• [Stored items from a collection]
* * * * * * *

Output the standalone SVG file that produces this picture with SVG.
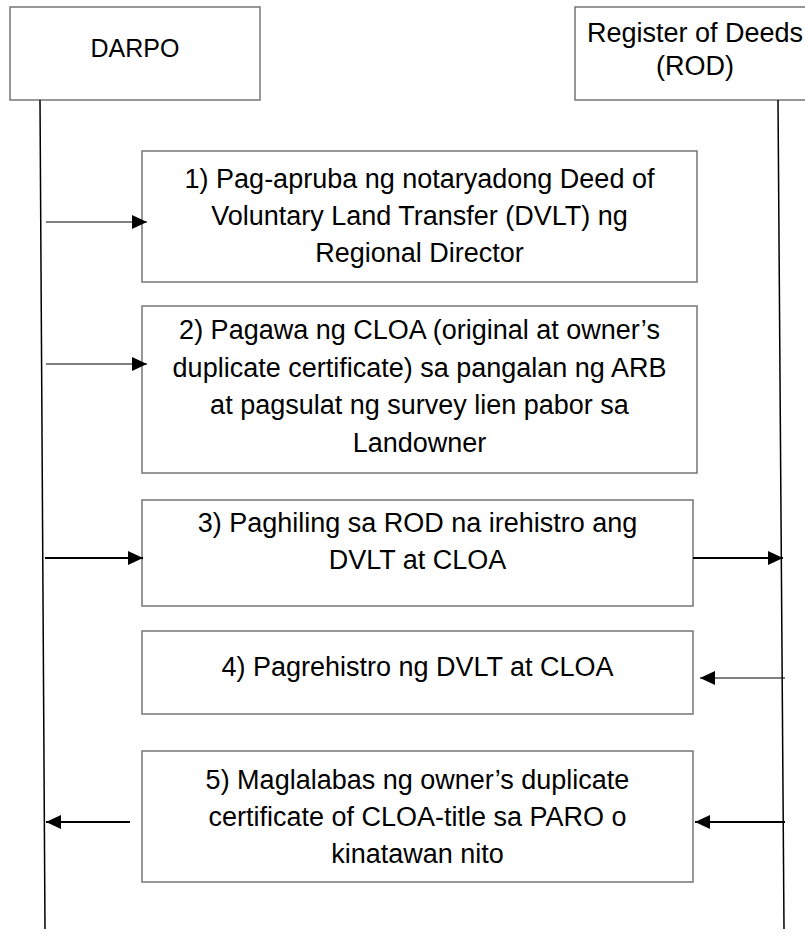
<svg xmlns="http://www.w3.org/2000/svg" width="805" height="939" viewBox="0 0 805 939">
  <style>
    .box { fill: #ffffff; stroke: #767676; stroke-width: 1.5; }
    .life { stroke: #000000; stroke-width: 1.5; fill: none; }
    .msg { stroke: #000000; stroke-width: 1.2; fill: none; }
    .msg-bold { stroke: #000000; stroke-width: 2; fill: none; }
    .lbl { font-family: "Liberation Sans", Arial, sans-serif; font-size: 27px; fill: #000000; text-anchor: middle; }
    .hdr { font-family: "Liberation Sans", Arial, sans-serif; font-size: 27px; fill: #000000; text-anchor: middle; }
  </style>
  <defs>
    <marker id="head" viewBox="0 0 15 14" refX="15" refY="7" markerWidth="15" markerHeight="14" markerUnits="userSpaceOnUse" orient="auto">
      <path d="M0,0 L15,7 L0,14 Z" fill="#000000"/>
    </marker>
  </defs>
  <rect width="805" height="939" fill="#ffffff"/>

  <!-- participants -->
  <g id="darpo">
    <rect class="box" x="10" y="7" width="250" height="93"/>
    <text class="hdr" x="135" y="57" style="font-size:25px">DARPO</text>
    <line class="life" x1="40" y1="100" x2="45" y2="929"/>
  </g>
  <g id="rod">
    <rect class="box" x="575" y="7" width="240" height="93"/>
    <text class="hdr" x="695" y="42">Register of Deeds</text>
    <text class="hdr" x="695" y="75">(ROD)</text>
    <line class="life" x1="778" y1="100" x2="784" y2="929"/>
  </g>

  <!-- steps -->
  <g id="step1">
    <rect class="box" x="142" y="151" width="555" height="131"/>
    <text class="lbl" x="419.5" y="188">1) Pag-apruba ng notaryadong Deed of</text>
    <text class="lbl" x="419.5" y="225">Voluntary Land Transfer  (DVLT) ng</text>
    <text class="lbl" x="419.5" y="262">Regional Director</text>
  </g>
  <g id="step2">
    <rect class="box" x="142" y="306" width="555" height="167"/>
    <text class="lbl" x="419.5" y="339">2) Pagawa ng CLOA (original at owner’s</text>
    <text class="lbl" x="419.5" y="377">duplicate certificate) sa pangalan ng ARB</text>
    <text class="lbl" x="419.5" y="414">at pagsulat ng survey lien pabor sa</text>
    <text class="lbl" x="419.5" y="452">Landowner</text>
  </g>
  <g id="step3">
    <rect class="box" x="142" y="500" width="551" height="106"/>
    <text class="lbl" x="417.5" y="532">3) Paghiling sa  ROD na irehistro ang</text>
    <text class="lbl" x="417.5" y="569">DVLT at CLOA</text>
  </g>
  <g id="step4">
    <rect class="box" x="142" y="631" width="551" height="83"/>
    <text class="lbl" x="417.5" y="676">4) Pagrehistro ng DVLT at CLOA</text>
  </g>
  <g id="step5">
    <rect class="box" x="142" y="751" width="551" height="131"/>
    <text class="lbl" x="417.5" y="789">5) Maglalabas ng owner’s duplicate</text>
    <text class="lbl" x="417.5" y="826">certificate of CLOA-title sa PARO o</text>
    <text class="lbl" x="417.5" y="863">kinatawan nito</text>
  </g>

  <!-- messages -->
  <g id="connectors">
    <line class="msg" x1="46" y1="222" x2="147" y2="222" marker-end="url(#head)"/>
    <line class="msg" x1="46" y1="364" x2="147" y2="364" marker-end="url(#head)"/>
    <line class="msg-bold" x1="45" y1="558" x2="143" y2="558" marker-end="url(#head)"/>
    <line class="msg-bold" x1="693" y1="558" x2="783" y2="558" marker-end="url(#head)"/>
    <line class="msg" x1="785" y1="678" x2="700" y2="678" marker-end="url(#head)"/>
    <line class="msg-bold" x1="130" y1="822" x2="46" y2="822" marker-end="url(#head)"/>
    <line class="msg-bold" x1="785" y1="822" x2="695" y2="822" marker-end="url(#head)"/>
  </g>
</svg>
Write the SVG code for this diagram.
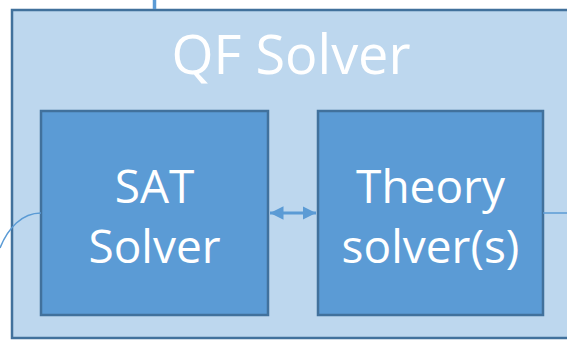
<svg xmlns="http://www.w3.org/2000/svg" width="567" height="340" viewBox="0 0 567 340">
  <defs>
    <style>
      .frame { fill: #BDD7EE; stroke: #41719C; stroke-width: 2.5; }
      .box { fill: #5B9BD5; stroke: #41719C; stroke-width: 2.5; }
      .wire { fill: none; stroke: #5B9BD5; }
      .label { font-family: "Open Sans", "Liberation Sans", sans-serif; fill: #FFFFFF; text-anchor: middle; }
    </style>
    <marker id="head" viewBox="0 0 10 10" refX="10" refY="5" markerWidth="4.5" markerHeight="4.5" orient="auto-start-reverse" markerUnits="strokeWidth">
      <path d="M0,0 L10,5 L0,10 z" fill="#5B9BD5"/>
    </marker>
  </defs>

  <!-- outer solver container -->
  <g id="qf-solver">
    <rect class="frame" x="12" y="10" width="580" height="328"/>
    <text class="label" x="291" y="74" font-size="54">QF Solver</text>
  </g>

  <g id="sat-solver">
    <rect class="box" x="41" y="111" width="227" height="204"/>
    <text class="label" x="154.5" y="203" font-size="46">SAT</text>
    <text class="label" x="154.5" y="263" font-size="46">Solver</text>
  </g>

  <g id="theory-solver">
    <rect class="box" x="318" y="111" width="225" height="204"/>
    <text class="label" x="430.5" y="203" font-size="46">Theory</text>
    <text class="label" x="430.5" y="263" font-size="46">solver(s)</text>
  </g>

  <g id="connectors">
    <line class="wire" x1="154.5" y1="0" x2="154.5" y2="9" stroke-width="3.5"/>
    <line class="wire" x1="270" y1="213" x2="316" y2="213" stroke-width="3" marker-start="url(#head)" marker-end="url(#head)"/>
    <path class="wire" d="M41,213 C22,213 8,228 0,248" stroke-width="1.5"/>
    <line class="wire" x1="543" y1="213" x2="567" y2="213" stroke-width="1.5"/>
  </g>
</svg>
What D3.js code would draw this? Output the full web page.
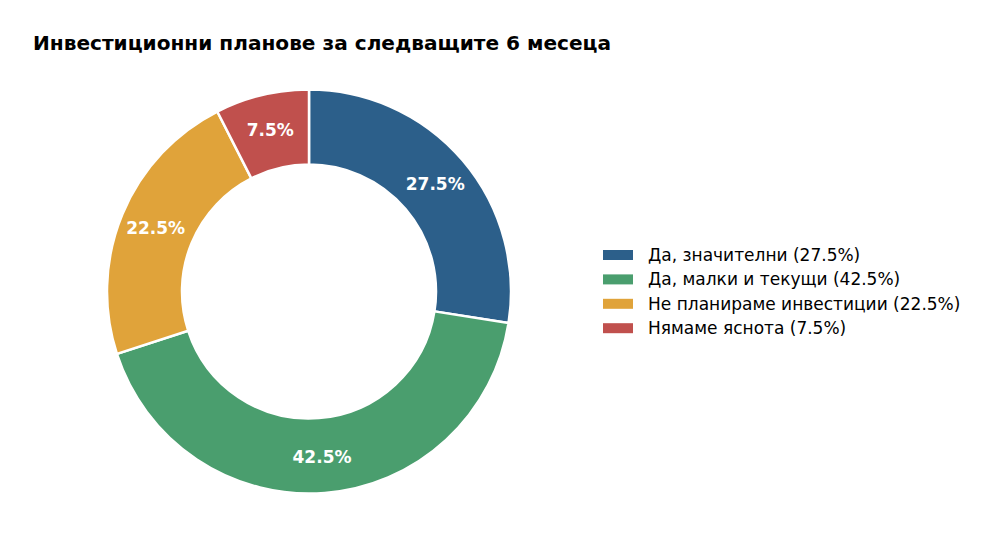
<!DOCTYPE html>
<html>
<head>
<meta charset="utf-8">
<script src="https://cdn.jsdelivr.net/npm/d3@7"></script>
<style>
  body { margin: 0; background: #fff; }
  svg { display: block; font-family: 'DejaVu Sans', sans-serif; }
</style>
</head>
<body>
<div id="chart"></div>
<script>
// data
const categories = ['Да, значителни', 'Да, малки и текущи', 'Не планираме инвестиции', 'Нямаме яснота'];
const shares = [27.5, 42.5, 22.5, 7.5];
const colors = ['#2c5f8a', '#4a9e6e', '#e0a33a', '#c0504d'];

const width = 1000, height = 548;
const cx = 309, cy = 291.5;
const outerR = 202, innerR = 127;

const svg = d3.select('#chart').append('svg')
    .attr('width', width)
    .attr('height', height);

svg.append('text')
    .attr('x', 33)
    .attr('y', 50)
    .attr('font-size', '20.1px')
    .attr('font-weight', 'bold')
    .attr('fill', '#000')
    .text('Инвестиционни планове за следващите 6 месеца');

const pie = d3.pie().sort(null).value(d => d)(shares);
const arc = d3.arc().innerRadius(innerR).outerRadius(outerR);
const labelArc = d3.arc().innerRadius(166).outerRadius(166);

const g = svg.append('g').attr('transform', `translate(${cx},${cy})`);

g.selectAll('path')
  .data(pie)
  .join('path')
    .attr('d', arc)
    .attr('fill', (d, i) => colors[i])
    .attr('stroke', '#fff')
    .attr('stroke-width', 2.5);

g.selectAll('text.pct')
  .data(pie)
  .join('text')
    .attr('class', 'pct')
    .attr('transform', d => `translate(${labelArc.centroid(d)})`)
    .attr('text-anchor', 'middle')
    .attr('dy', '0.35em')
    .attr('fill', '#fff')
    .attr('font-size', '17px')
    .attr('font-weight', 'bold')
    .text(d => d.data.toFixed(1) + '%');

// legend
const legend = svg.append('g').attr('transform', 'translate(603,255)');
const rows = legend.selectAll('g')
  .data(categories)
  .join('g')
    .attr('transform', (d, i) => `translate(0,${i * 24.4})`);

rows.append('rect')
    .attr('x', 0).attr('y', -5)
    .attr('width', 30).attr('height', 10)
    .attr('fill', (d, i) => colors[i]);

rows.append('text')
    .attr('x', 45)
    .attr('dy', '0.35em')
    .attr('font-size', '17px')
    .attr('fill', '#000')
    .text((d, i) => `${d} (${shares[i].toFixed(1)}%)`);
</script>
</body>
</html>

* * * * * * *

• [DIRECTIONS] Check each line of the material above for "code" and say how many lines contain it, giving the number alone.

• [RIGHT ANSWER] 2